Si quería la comida ese día, tendría que pagar tres veces el precio original, por adelantado, según nuestro inventario actual.
Hubo un silencio largo y tenso.
—Está bien —escupió—. Pero quiero mariscos.
—El menú es bistec. Tómalo o déjalo —respondí.
Aceptó.
En el lugar, le hice firmar un nuevo contrato y entregar un cheque antes de descargar una sola bandeja.
Más tarde, mi asistente me dijo que Blake estaba molestando al personal, amenazando incluso con hacer expulsar a nuestro chef.
Intervine directamente, lo enfrenté en público y le dije que nos iríamos si volvía a intentarlo.
Se echó para atrás.
El evento salió bien. Los invitados adoraron la comida, sin imaginar el caos que había detrás de escena.
Camille y Blake me evitaron toda la noche.
Tres semanas después, recibí una notificación: nos demandaban por incumplimiento de contrato y cobro excesivo.

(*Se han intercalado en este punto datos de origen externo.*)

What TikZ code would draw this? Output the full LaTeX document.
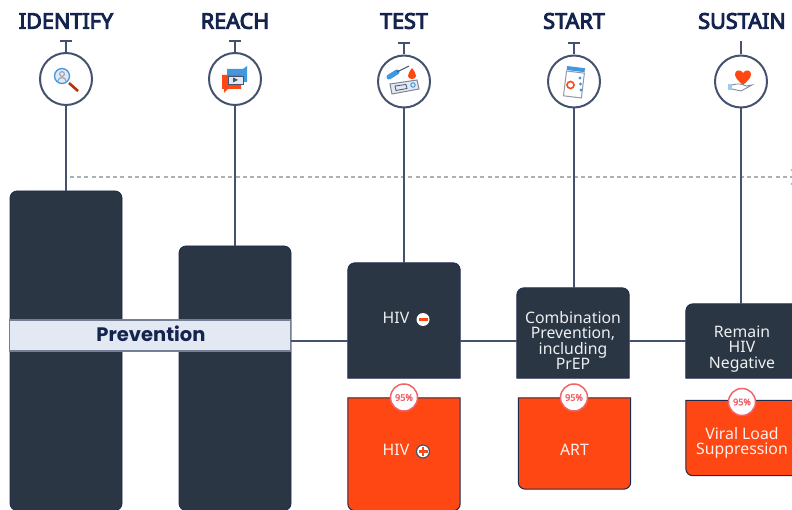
\documentclass[tikz,border=0pt]{standalone}
\usepackage{fontspec}
\setmainfont{Noto Sans}[AutoFakeBold=2.6]
\newfontfamily\bandfont{Poppins}
\newfontfamily\headfont{Noto Sans}[FakeBold=4.5]
\usetikzlibrary{positioning, arrows.meta, backgrounds}

\definecolor{navy}{HTML}{14244F}
\definecolor{stem}{HTML}{45526F}
\definecolor{slate}{HTML}{2A3644}
\definecolor{flame}{HTML}{FF4713}
\definecolor{mist}{HTML}{E3E9F2}
\definecolor{salmon}{HTML}{F0646A}
\definecolor{sky}{HTML}{3F98E0}
\definecolor{ash}{HTML}{8E99AB}
\definecolor{dashgray}{HTML}{ADB0B2}

\tikzset{
	heading/.style={text=navy, font=\headfont\fontsize{21.6}{21.6}\selectfont, inner sep=0pt},
	wheel/.style={circle, draw=stem, line width=2pt, fill=white, minimum size=52pt, inner sep=0pt},
	link/.style={draw=stem, line width=2.2pt},
	rail/.style={draw=stem, line width=1.6pt},
	bar/.style={draw=navy!70!slate, line width=.8pt, fill=slate, rounded corners=7pt, inner sep=0pt, minimum width=112pt},
	panel/.style={inner sep=0pt, minimum width=112pt},
	panellabel/.style={inner sep=0pt, align=center, font=\fontsize{15.8}{15.5}\selectfont},
	slatepanel/.style={draw=navy!70!slate, line width=.8pt, fill=slate},
	flamepanel/.style={draw=navy!70!slate, line width=1pt, fill=flame},
	badge/.style={circle, draw=salmon, line width=1.5pt, fill=white, minimum size=27pt, inner sep=0pt, text=salmon, font=\fontsize{9}{9}\selectfont\bfseries},
	sign/.style={circle, fill=white, inner sep=0pt, minimum size=13pt}
}

\begin{document}
\begin{tikzpicture}[x=1pt, y=-1pt]
	\useasboundingbox (0,0) rectangle (792,510);

	\node[heading] (IDENTIFY) 	at (66,21) 		{IDENTIFY};
	\node[heading] (REACH) 		at (235,21) 	{REACH};
	\node[heading] (TEST) 		at (404,21) 	{TEST};
	\node[heading] (START) 		at (574,21) 	{START};
	\node[heading] (SUSTAIN) 	at (742,21) 	{SUSTAIN};

	\coordinate (capidentify) 	at (66,40);
	\coordinate (capreach) 		at (235,40);
	\coordinate (captest) 		at (404,42);
	\coordinate (capstart) 		at (574,42);
	\coordinate (capsustain) 	at (741,41);

	\node[wheel] (identify) 	at (66,79) 		{};
	\node[wheel] (reach) 		at (235,79) 	{};
	\node[wheel] (test) 		at (404,81.5) 	{};
	\node[wheel] (start) 		at (574,81.5) 	{};
	\node[wheel] (sustain) 		at (741,81.5) 	{};

	\node[bar, minimum height=319.5pt] (identifybar) 	at (66,350.75) 	{};
	\node[bar, minimum height=264.5pt] (reachbar) 		at (235,378.25) {};

	\node[panel, minimum height=115pt] (testbox) 		at (404,320.5) 	{};
	\node[panel, minimum height=90pt] (startbox) 		at (573,333) 	{};
	\node[panel, minimum height=74pt] (sustainbox) 		at (742,341) 	{};
	\node[panel, minimum height=112.5pt] (testflame) 	at (404,454.25) {};
	\node[panel, minimum height=91pt] (startflame) 		at (574.5,443.5) {};
	\node[panel, minimum height=75pt] (sustainflame) 	at (742,438) 	{};

	\begin{scope}[on background layer]
		\path[slatepanel] (testbox.south west) [rounded corners=7pt] -- (testbox.north west) -- (testbox.north east) [sharp corners] -- (testbox.south east) -- cycle;
		\path[slatepanel] (startbox.south west) [rounded corners=7pt] -- (startbox.north west) -- (startbox.north east) [sharp corners] -- (startbox.south east) -- cycle;
		\path[slatepanel] (sustainbox.south west) [rounded corners=7pt] -- (sustainbox.north west) -- (sustainbox.north east) [sharp corners] -- (sustainbox.south east) -- cycle;
		\path[flamepanel] (testflame.north west) [rounded corners=7pt] -- (testflame.south west) -- (testflame.south east) [sharp corners] -- (testflame.north east) -- cycle;
		\path[flamepanel] (startflame.north west) [rounded corners=7pt] -- (startflame.south west) -- (startflame.south east) [sharp corners] -- (startflame.north east) -- cycle;
		\path[flamepanel] (sustainflame.north west) [rounded corners=7pt] -- (sustainflame.south west) -- (sustainflame.south east) [sharp corners] -- (sustainflame.north east) -- cycle;
	\end{scope}

	\coordinate (dashfrom) 	at (70,177);
	\coordinate (dashto) 	at (800,177);
	\draw[dashgray, line width=1.4pt, dash pattern=on 4pt off 3.2pt, -{Straight Barb[length=8pt, width=15pt]}] (dashfrom) -- (dashto);

	\draw[link, {Bar[width=12pt, line width=2pt]}-] (capidentify) -- (identify);
	\draw[link, {Bar[width=12pt, line width=2pt]}-] (capreach) -- (reach);
	\draw[link, {Bar[width=12pt, line width=2pt]}-] (captest) -- (test);
	\draw[link, {Bar[width=12pt, line width=2pt]}-] (capstart) -- (start);
	\draw[link] (capsustain) -- (sustain);

	\draw[link] (identify) -- (identifybar);
	\draw[link] (reach) -- (reachbar);
	\draw[link] (test) -- (testbox);
	\draw[link] (start) -- (start |- startbox.north);
	\draw[link] (sustain) -- (sustain |- sustainbox.north);

	\node[draw=stem!70!mist, line width=1.2pt, fill=mist, inner sep=0pt, minimum width=281pt, minimum height=31pt] (prevention) at (150,335.5) {};
	\node[text=navy, inner sep=0pt, font=\bandfont\fontsize{19.5}{19.5}\selectfont\bfseries] (preventionlabel) at (151,334) {Prevention};

	\coordinate (railprev) at (291,341);
	\draw[rail] (railprev) -- (railprev -| testbox.west);
	\draw[rail] (railprev -| testbox.east) -- (railprev -| startbox.west);
	\draw[rail] (railprev -| startbox.east) -- (railprev -| sustainbox.west);

	\node[panellabel, text=white!92!slate] (hivneg) 	at (396,318) 	{HIV};
	\node[sign] (minus) at (423,319.5) {};
	\draw[flame, line width=2.2pt] (418.5,319.5) -- (427.5,319.5);
	\node[panellabel, text=white!92!slate] (combination) 	at (573,340.5) 	{Combination\\Prevention,\\including\\PrEP};
	\node[panellabel, text=white!92!slate] (remain) 	at (742,349) 	{Remain\\HIV\\Negative};

	\node[panellabel, text=white!92!flame] (hivpos) 	at (396,450) 	{HIV};
	\node[sign, draw=stem, line width=1.2pt] (plus) at (423,451.5) {};
	\draw[flame, line width=2.2pt] (418.5,451.5) -- (427.5,451.5) (423,447) -- (423,456);
	\node[panellabel, text=white!92!flame] (art) 		at (574.5,450) 	{ART};
	\node[panellabel, text=white!92!flame] (viral) 		at (742,443) 	{Viral Load\\Suppression};

	\node[badge] (badgetest) 	at (404,397.5) 	{95\%};
	\node[badge] (badgestart) 	at (574,397.5) 	{95\%};
	\node[badge] (badgesustain) at (742,402) 	{95\%};

	\draw[sky, line width=1.3pt, fill=mist] (62,76) circle (7.5pt);
	\draw[ash, line width=1pt] (62,74) circle (2.4pt);
	\draw[ash, line width=1pt] (58,81) .. controls (58,76.5) and (66,76.5) .. (66,81);
	\draw[flame!70!black, line width=2.6pt] (69,83) -- (78,91);

	\fill[sky] (227,69) -- (243,69) -- (247,66) -- (247,82) -- (227,82) -- cycle;
	\fill[flame] (222,75) -- (241,75) -- (241,89) -- (228,89) -- (224,93) -- (224,89) -- (222,89) -- cycle;
	\draw[stem, line width=.9pt, fill=mist] (228,76) rectangle (243,84);
	\fill[stem] (233,77.5) -- (238,80) -- (233,82.5) -- cycle;

	\draw[sky, line width=5pt, line cap=round] (389,77) -- (397,72);
	\draw[stem, line width=1pt] (397,72) -- (409,66);
	\fill[flame] (412,68) .. controls (414,71) and (416,73) .. (416,76) .. controls (416,80) and (408,80) .. (408,76) .. controls (408,73) and (410,71) .. (412,68) -- cycle;
	\draw[stem!70, line width=1pt, fill=mist] (390,84) -- (417,80) -- (419,89) -- (392,94) -- cycle;
	\draw[stem, line width=.8pt] (395,86) -- (406,84.5) -- (407,88.5) -- (396,90.5) -- cycle;
	\draw[sky, line width=1pt] (413,85) circle (2.2pt);

	\draw[ash, line width=1pt, fill=white, rotate around={-7:(574,84)}] (565,72) rectangle (583,97);
	\fill[sky, rotate around={-7:(574,84)}] (565,67) rectangle (583,71);
	\draw[flame, line width=1.6pt, fill=white] (570.5,85) circle (3.5pt);
	\fill[sky] (580,78) circle (1.6pt) (580.5,84) circle (1.6pt) (581,90) circle (1.6pt);

	\fill[flame] (743,85) .. controls (737,80) and (735,77) .. (735,74) .. controls (735,70) and (741,69) .. (743,73) .. controls (745,69) and (751,70) .. (751,74) .. controls (751,77) and (749,80) .. (743,85) -- cycle;
	\fill[sky!50] (728,84) rectangle (732,90);
	\draw[stem!70, line width=.9pt] (732,85) .. controls (738,83) and (742,84) .. (746,86) -- (752,85) -- (741,91) -- (732,89);
\end{tikzpicture}
\end{document}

Pero teníamos el nuevo contrato firmado, grabaciones de llamadas y toda la documentación.
El juez desestimó el caso y les ordenó pagar nuestros gastos legales.
Mi jefe, que se estaba recuperando de la quimioterapia, se rió cuando se lo conté.
—Ganaste más dinero de esta pareja problemática que yo de tres buenos clientes —dijo.
Unos años después, revisé sus redes sociales por curiosidad.
Divorciados. Ni siquiera llegaron a los tres años.
A veces, el karma no necesita servirse frío… solo que esté bien cocido a medio punto.